Marie Spartali Stillman (1844–1927): As a Pre-Raphaelite model, Marie Spartali Stillman featured in paintings by artists including Dante Gabriel Rossetti and Edward Burne-Jones. While she became renowned for her classic beauty, she was equally admired as painter. Trained by the Pre-Raphaelite painter, Ford Madox Brown, Spartali Stillman was one of only a small number of professional women artists of the late nineteenth century. She will be commemorated in Clapham, at the house where she first began to realise her ambition of becoming an painter.

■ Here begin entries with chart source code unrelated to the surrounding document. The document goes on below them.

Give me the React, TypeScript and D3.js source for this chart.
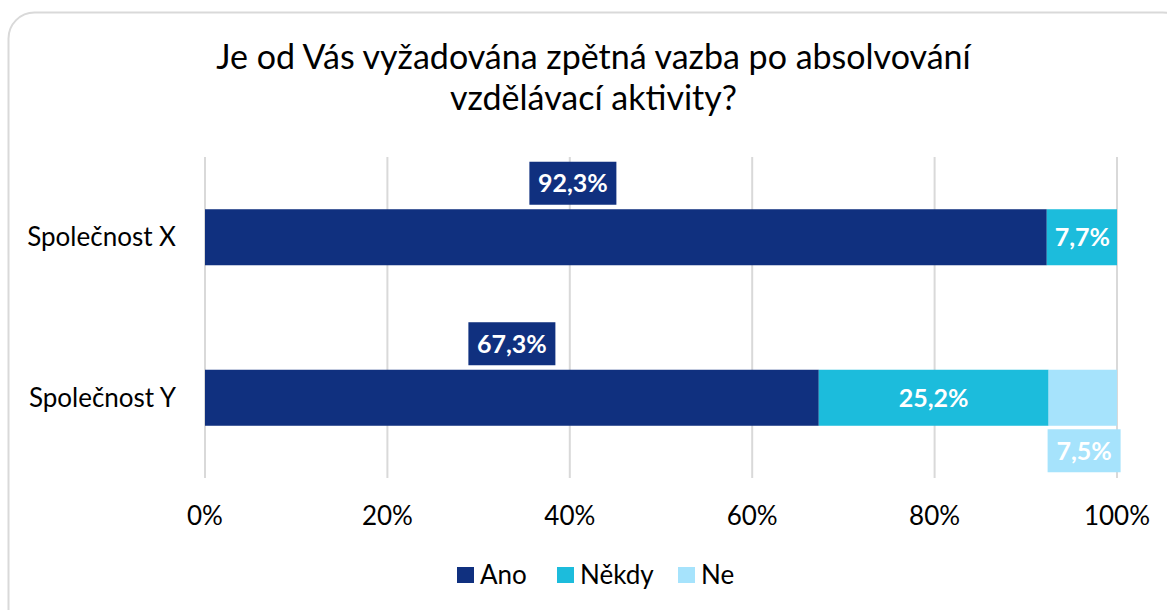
import React from "react";
import * as d3 from "d3";

const categories = ["Společnost X", "Společnost Y"];
const seriesNames = ["Ano", "Někdy", "Ne"];
const ano = [92.3, 67.3];
const nekdy = [7.7, 25.2];
const ne = [0, 7.5];
const ticks = [0, 20, 40, 60, 80, 100];
const titleLines = ["Je od Vás vyžadována zpětná vazba po absolvování", "vzdělávací aktivity?"];
const colors = ["#10307f", "#1cbcdc", "#a6e3fc"];

const W = 1167;
const H = 610;
const FONT = "Lato, 'Open Sans', sans-serif";

export default function App() {
  const x = d3.scaleLinear().domain([0, 100]).range([205, 1117]);
  const y = d3
    .scaleBand<string>()
    .domain(categories)
    .range([157, 478])
    .paddingInner(0.651)
    .paddingOuter(0.3255);
  const bw = y.bandwidth();

  const table = categories.map((c, i) => ({ cat: c, Ano: ano[i], "Někdy": nekdy[i], Ne: ne[i] }));
  const stack = d3.stack<any>().keys(seriesNames)(table);

  const fmt = (v: number) => v.toFixed(1).replace(".", ",") + "%";

  const labels: any[] = [];
  stack.forEach((layer, si) => {
    layer.forEach((d, ci) => {
      const v = d[1] - d[0];
      if (v <= 0) return;
      const y0 = y(categories[ci])!;
      const x0 = x(d[0]);
      const x1 = x(d[1]);
      const text = fmt(v);
      const bwid = 14 * text.length + 17;
      let cx = (x0 + x1) / 2;
      let cy = y0 + bw / 2;
      let box = false;
      let anchor = "middle";
      if (si === 0) {
        cy = y0 - 26;
        box = true;
        if (ci === 0) cx = cx - 53;
      } else if (si === 1 && v < 10) {
        cx = x1 - 7;
        anchor = "end";
      } else if (si === 2) {
        cy = y0 + bw + 25;
        cx = x0 - 1 + bwid / 2;
        box = true;
      }
      labels.push({ cx, cy, box, anchor, text, bwid, color: colors[si] });
    });
  });

  return (
    <svg width={W} height={H} style={{ position: "absolute", left: 0, top: 0, background: "#fff" }}>
      <rect x={8.5} y={12.5} width={1180} height={640} rx={26} fill="#fff" stroke="#d9d9d9" strokeWidth={2} />
      {titleLines.map((t, i) => (
        <text key={i} x={593.5} y={69 + i * 41} textAnchor="middle" fontFamily={FONT} fontSize={34} fill="#000">
          {t}
        </text>
      ))}
      {ticks.map((t) => (
        <line key={"g" + t} x1={x(t)} x2={x(t)} y1={157} y2={478} stroke="#d9d9d9" strokeWidth={2} />
      ))}
      {ticks.map((t) => (
        <text key={"t" + t} x={x(t)} y={525} textAnchor="middle" fontFamily={FONT} fontSize={26} fill="#000">
          {t + "%"}
        </text>
      ))}
      {categories.map((c) => (
        <text key={c} x={176} y={y(c)! + bw / 2 + 9} textAnchor="end" fontFamily={FONT} fontSize={26} fill="#000">
          {c}
        </text>
      ))}
      {stack.map((layer, si) =>
        layer.map((d, ci) => (
          <rect
            key={si + "-" + ci}
            x={x(d[0])}
            y={y(categories[ci])}
            width={Math.max(0, x(d[1]) - x(d[0]))}
            height={bw}
            fill={colors[si]}
          />
        ))
      )}
      {labels.map((l, i) => (
        <g key={"l" + i}>
          {l.box && <rect x={l.cx - l.bwid / 2} y={l.cy - 21.5} width={l.bwid} height={43} fill={l.color} />}
          <text
            x={l.cx}
            y={l.cy + 9}
            textAnchor={l.anchor}
            fontFamily={FONT}
            fontWeight="bold"
            fontSize={25}
            fill="#fff"
          >
            {l.text}
          </text>
        </g>
      ))}
      {seriesNames.map((s, i) => {
        const lx = [457, 557, 678][i];
        return (
          <g key={s}>
            <rect x={lx} y={567} width={17} height={16} fill={colors[i]} />
            <text x={lx + 23} y={584} fontFamily={FONT} fontSize={26} fill="#000">
              {s}
            </text>
          </g>
        );
      })}
    </svg>
  );
}
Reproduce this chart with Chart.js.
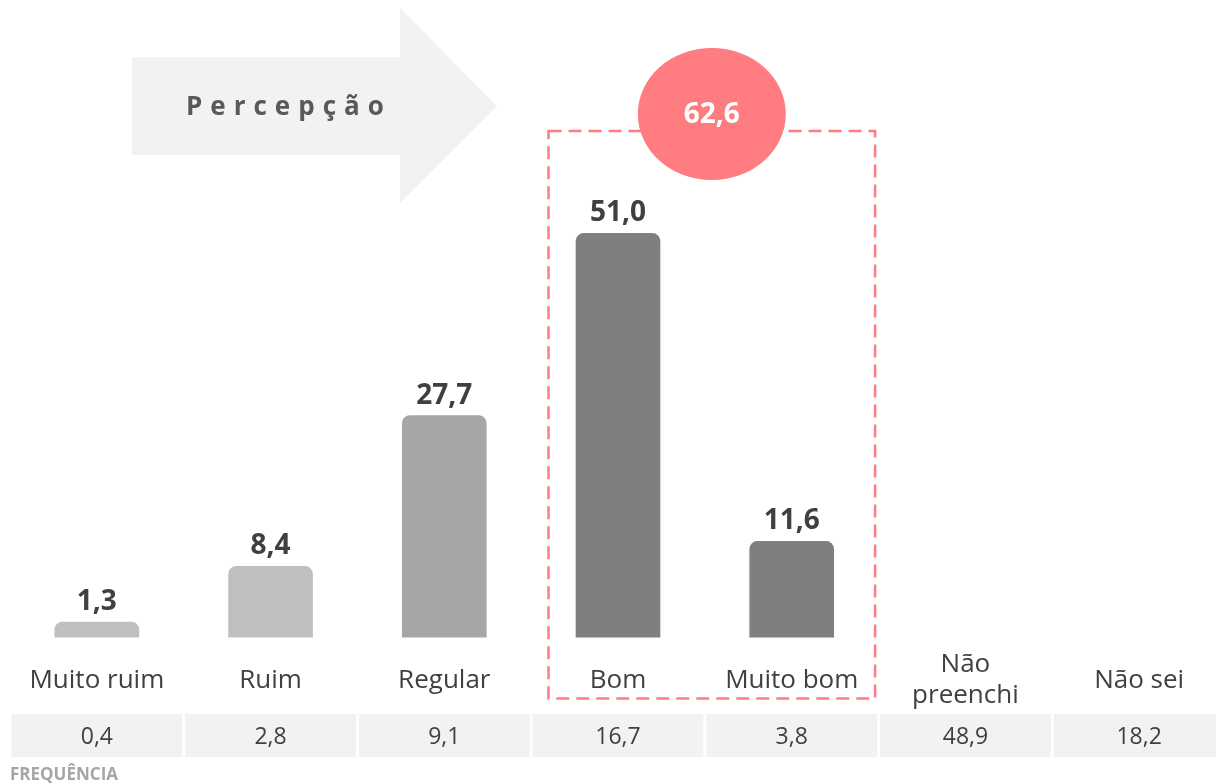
<!DOCTYPE html>
<html>
<head>
<meta charset="utf-8">
<script src="https://cdn.jsdelivr.net/npm/chart.js@4.4.0/dist/chart.umd.min.js"></script>
<style>
html, body { margin: 0; padding: 0; background: #fff; overflow: hidden; }
canvas { display: block; }
</style>
</head>
<body>
<canvas id="percepcaoChart" width="1226" height="784"></canvas>
<script>
var categorias = ['Muito ruim', 'Ruim', 'Regular', 'Bom', 'Muito bom', ['Não', 'preenchi'], 'Não sei'];
var percentuais = [1.3, 8.4, 27.7, 51.0, 11.6, null, null];
var frequencias = [0.4, 2.8, 9.1, 16.7, 3.8, 48.9, 18.2];
var coresBarras = ['#BFBFBF', '#BFBFBF', '#A6A6A6', '#7F7F7F', '#7F7F7F', '#7F7F7F', '#7F7F7F'];
var destaque = [3, 4]; // Bom + Muito bom

var FONTE = '"Open Sans", "DejaVu Sans", sans-serif';

function fmt(v) {
    return v.toFixed(1).replace('.', ',');
}

var extras = {
    id: 'extras',
    beforeDraw: function(chart) {
        var ctx = chart.ctx;
        // seta "Percepção"
        ctx.save();
        ctx.fillStyle = '#F2F2F2';
        ctx.beginPath();
        ctx.moveTo(132, 57);
        ctx.lineTo(400, 57);
        ctx.lineTo(400, 8);
        ctx.lineTo(497, 106);
        ctx.lineTo(400, 203);
        ctx.lineTo(400, 155);
        ctx.lineTo(132, 155);
        ctx.closePath();
        ctx.fill();
        ctx.fillStyle = '#595959';
        ctx.font = 'bold 26px ' + FONTE;
        ctx.textBaseline = 'middle';
        ctx.textAlign = 'left';
        var x = 186;
        'Percepção'.split('').forEach(function(c) {
            ctx.fillText(c, x, 108);
            x += ctx.measureText(c).width + 8;
        });
        ctx.restore();
    },
    afterDatasetsDraw: function(chart) {
        var ctx = chart.ctx;
        var xs = chart.scales.x;
        var area = chart.chartArea;
        var meta = chart.getDatasetMeta(0);
        var passo = xs.getPixelForValue(1) - xs.getPixelForValue(0);

        ctx.save();
        // rótulos de valor
        ctx.fillStyle = '#404040';
        ctx.font = 'bold 28px ' + FONTE;
        ctx.textAlign = 'center';
        ctx.textBaseline = 'bottom';
        meta.data.forEach(function(bar, i) {
            if (percentuais[i] == null) return;
            ctx.fillText(fmt(percentuais[i]), bar.x, bar.y - 6);
        });

        // caixa tracejada em volta de Bom e Muito bom
        var esq = xs.getPixelForValue(destaque[0]) - passo * 0.4;
        var dir = xs.getPixelForValue(destaque[1]) + passo * 0.48;
        var topo = chart.scales.y.getPixelForValue(60) - 32;
        var base = area.bottom + 61;
        ctx.strokeStyle = '#FF7C80';
        ctx.lineWidth = 2.5;
        ctx.setLineDash([13, 7]);
        ctx.strokeRect(esq, topo, dir - esq, base - topo);
        ctx.setLineDash([]);

        // círculo com o total
        var total = destaque.reduce(function(s, i) { return s + percentuais[i]; }, 0);
        var cx = (esq + dir) / 2;
        var cy = topo - 17;
        ctx.fillStyle = '#FF7C80';
        ctx.beginPath();
        ctx.ellipse(cx, cy, 74, 66, 0, 0, Math.PI * 2);
        ctx.fill();
        ctx.fillStyle = '#FFFFFF';
        ctx.font = 'bold 28px ' + FONTE;
        ctx.textBaseline = 'middle';
        ctx.fillText(fmt(total), cx, cy + 1);

        // linha de frequências
        ctx.font = '23px ' + FONTE;
        frequencias.forEach(function(v, i) {
            var c = xs.getPixelForValue(i);
            ctx.fillStyle = '#F2F2F2';
            ctx.fillRect(c - passo / 2 + 1.5, 714, passo - 3, 43);
            ctx.fillStyle = '#404040';
            ctx.fillText(fmt(v), c, 737);
        });

        ctx.fillStyle = '#A6A6A6';
        ctx.font = 'bold 17px ' + FONTE;
        ctx.textAlign = 'left';
        ctx.fillText('FREQUÊNCIA', 10, 775);
        ctx.restore();
    }
};

new Chart(document.getElementById('percepcaoChart').getContext('2d'), {
    type: 'bar',
    data: {
        labels: categorias,
        datasets: [{
            label: 'Percepção',
            data: percentuais,
            base: -0.7,
            backgroundColor: coresBarras,
            borderRadius: { topLeft: 8, topRight: 8, bottomLeft: 0, bottomRight: 0 },
            borderSkipped: false,
            barThickness: 84
        }]
    },
    options: {
        responsive: false,
        animation: false,
        devicePixelRatio: 1,
        layout: { padding: { top: 163, left: 10, right: 0, bottom: 30 } },
        plugins: {
            legend: { display: false },
            tooltip: { enabled: false }
        },
        scales: {
            x: {
                grid: { display: false, drawTicks: false },
                border: { display: false },
                ticks: {
                    color: '#404040',
                    font: { family: FONTE, size: 26 },
                    padding: 27,
                    maxRotation: 0,
                    autoSkip: false,
                    crossAlign: 'center'
                }
            },
            y: {
                display: false,
                min: -0.7,
                max: 60
            }
        }
    },
    plugins: [extras]
});
</script>
</body>
</html>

Emily Wilding Davison (1872–1913): Emily Wilding Davison is one of the best-known suffragettes. Her tireless campaigning for women’s suffrage led to repeated arrests and imprisonment, when she would have endured numerous bouts of solitary confinement and force-feeding. Davison’s actions at the Derby on 4 June 1913 – when an act of protest led to her death – continue to resonate over a century after her death. Her plaque will mark the Kensington house where she lived as she completed her schooling at Kensington High School and embarked on her course at Royal Holloway College, only to have her plans dashed by the severe financial hardship caused by her father’s sudden death.